Can Obama Save Stalled South Korean Trade Agreement?
He faces congressional and industrial opposition at home
President Obama and South Korean officials are struggling to push forward a free-trade agreement that has stalled due to domestic opposition in the U.S. Obama faces a difficult climate in Congress, where Democrats typically oppose free-trade agreements, and the rising Republican caucus is increasingly hostile to cutting a deal of any kind with the president, even one that advances conservative free-trade causes. If it passes, the deal in its current form would expand President George W. Bush's South Korean trade deal and seek to increase U.S. exports of beef and automobiles. It would be the largest U.S. free-trade agreement since President Bill Clinton approved the North American Free Trade Agreement in 1994. Here's what observers have to say about the deal and its prospects.
- Obama's Push for Raising Exports, Growing Jobs The New York Times' Sheryl Gay Stolberg explains, "Mr. Obama has made doubling American exports over the next five years a centerpiece of his economic agenda. As he travels through Asia, in the wake of midterm elections that focused on voter discontent with the economy, he is trying both to promote job creation and to repair ties with the American business community. The Korean trade pact is a priority for the U.S. Chamber of Commerce, whose president, Thomas J. Donohue, has said he can round up the Congressional votes to get it approved."
- Beef Issue Increasingly Contentious Reuters' Jack Kim writes, "Kwon Young-min, an expert on free trade negotiations at Myongji University in Seoul, said if autos were the only sticking point, a deal could be in reach, but any insistence by Washington to take up the issue of South Korea's restrictive import of U.S. beef would mean more complications. 'Beef is a very serious issue, something that President Lee will be unable to give away even if he wanted to, given the incredible impact of what he went through two years ago.' Lee's months-old administration was thrown into political paralysis in 2008 because of big street protests after he accepted U.S. demands for greater beef market opening."

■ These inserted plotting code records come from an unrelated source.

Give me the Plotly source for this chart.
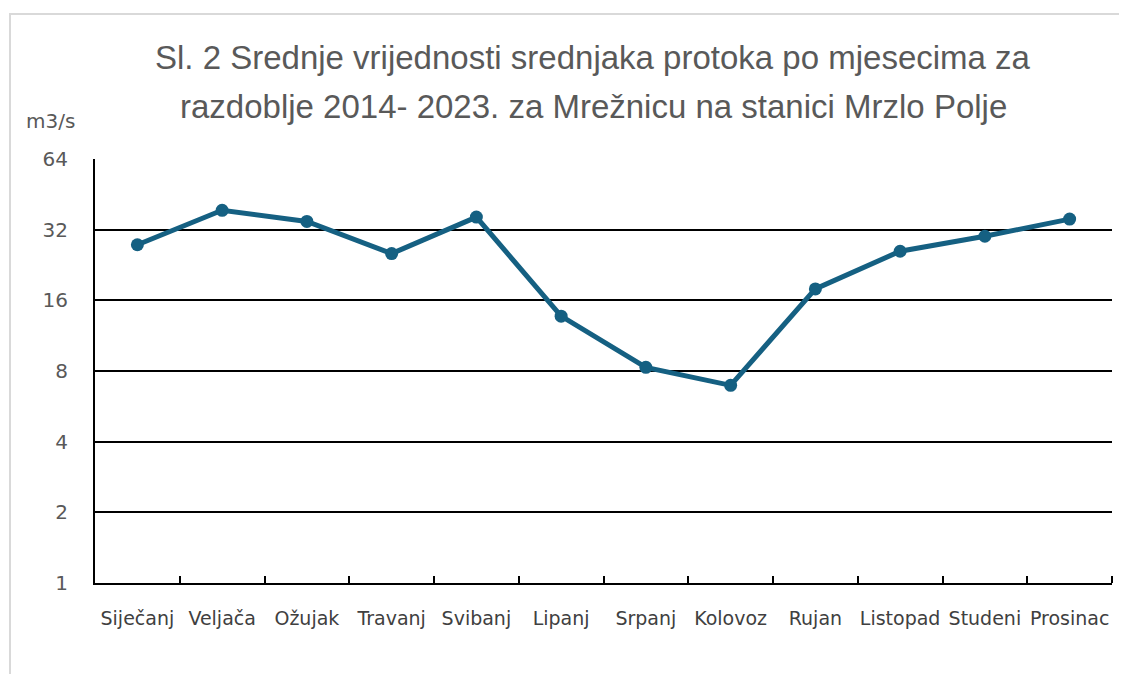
import plotly.graph_objects as go

months = ["Siječanj", "Veljača", "Ožujak", "Travanj", "Svibanj", "Lipanj",
          "Srpanj", "Kolovoz", "Rujan", "Listopad", "Studeni", "Prosinac"]
flow = [27.6, 38.7, 34.7, 25.3, 36.2, 13.7, 8.29, 6.95, 17.9, 25.9, 30.0, 35.5]
y_ticks = [1, 2, 4, 8, 16, 32, 64]
title_line1 = "Sl. 2 Srednje vrijednosti srednjaka protoka po mjesecima za"
title_line2 = "razdoblje 2014- 2023. za Mrežnicu na stanici Mrzlo Polje"
unit = "m3/s"

# page body has an 8px margin; figure coordinates = screen - OFF
OFF = 8
W, H = 1111, 666
PL, PR, PT, PB = 95, 1112, 159, 583  # plot area in screen pixels
L = PL - OFF
R = W - (PR - OFF)
T = PT - OFF
B = H - (PB - OFF)
pw, ph = W - L - R, H - T - B


def px(sx):
    return (sx - OFF - L) / pw


def py(sy):
    return (H - B - (sy - OFF)) / ph


fig = go.Figure()
fig.add_trace(go.Scatter(
    x=months, y=flow, mode="lines+markers",
    line=dict(color="#156082", width=5),
    marker=dict(color="#156082", size=13),
    showlegend=False, hoverinfo="x+y"))

fig.update_layout(
    width=W, height=H,
    margin=dict(l=L, r=R, t=T, b=B, autoexpand=False),
    paper_bgcolor="white", plot_bgcolor="white",
    font=dict(family="DejaVu Sans", color="#595959"),
    xaxis=dict(
        type="category", range=[-0.5, len(months) - 0.5],
        tickson="boundaries", ticks="inside", ticklen=7,
        tickwidth=2, tickcolor="black", showline=True, linecolor="black",
        linewidth=2, showgrid=False, ticklabelstandoff=17, tickangle=0,
        automargin=False,
        tickfont=dict(size=19, color="#404040", family="DejaVu Sans"),
    ),
    yaxis=dict(
        type="log", range=[0, 1.80618], tickvals=y_ticks,
        ticktext=[str(v) for v in y_ticks], showgrid=True, gridcolor="black",
        gridwidth=1.6, showline=True, linecolor="black", linewidth=2,
        ticks="", zeroline=False, ticklabelstandoff=21, automargin=False,
        tickfont=dict(size=20, color="#595959", family="DejaVu Sans"),
    ),
    annotations=[
        dict(text=title_line1, xref="paper", yref="paper", x=px(592.5), y=py(57),
             xanchor="center", yanchor="middle", showarrow=False,
             font=dict(size=33, color="#595959", family="Liberation Sans")),
        dict(text=title_line2, xref="paper", yref="paper", x=px(593), y=py(106),
             xanchor="center", yanchor="middle", showarrow=False,
             font=dict(size=33, color="#595959", family="Liberation Sans")),
        dict(text=unit, xref="paper", yref="paper", x=px(50), y=py(121),
             xanchor="center", yanchor="middle", showarrow=False,
             font=dict(size=20, color="#595959", family="DejaVu Sans")),
    ],
    shapes=[
        dict(type="rect", xref="paper", yref="paper",
             x0=px(10), x1=px(1160), y0=py(720), y1=py(14),
             line=dict(color="#d9d9d9", width=2), layer="below"),
        dict(type="line", xref="paper", yref="paper",
             x0=1, x1=1, y0=0, y1=7 / ph,
             line=dict(color="black", width=2)),
    ],
)

fig.write_html("out.html")
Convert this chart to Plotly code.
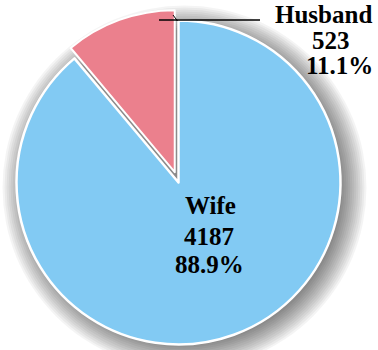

- Failure Would Be Major Blow to U.S. Foreign Policy Foreign Policy's Phil Levy warns, "The implications extend far beyond selling Buicks in Busan. ... The debacle in Seoul is a slap in the face of a critical U.S. ally in a critical region, and it will cast doubt on U.S. trade promises in other negotiations elsewhere. But if an American president loses his credibility, the damage spreads beyond the narrow confines of economic deals and Northeast Asia. ... The breakdown could not have come at a worse time. The United States has been working to assert its relevance in Asia. Concerns about protectionist pressures amidst economic troubles raise the stakes in bolstering the global trading system."
- Korea's Environmentalist Trade Barriers National Review's Stephen Spruiell writes, "U.S. automakers, their unions, and their allies in government — including most Democrats and Barack Obama — think Korea’s fuel-economy and environmental standards are too high. They are arguing that these standards act as a non-tariff barrier to cars and trucks made in U.S. factories, because, gosh darn it, we just don’t make cars and trucks that clean and green over here." South Korea's higher environmental standards make it more difficult for the U.S. to sell its cars there.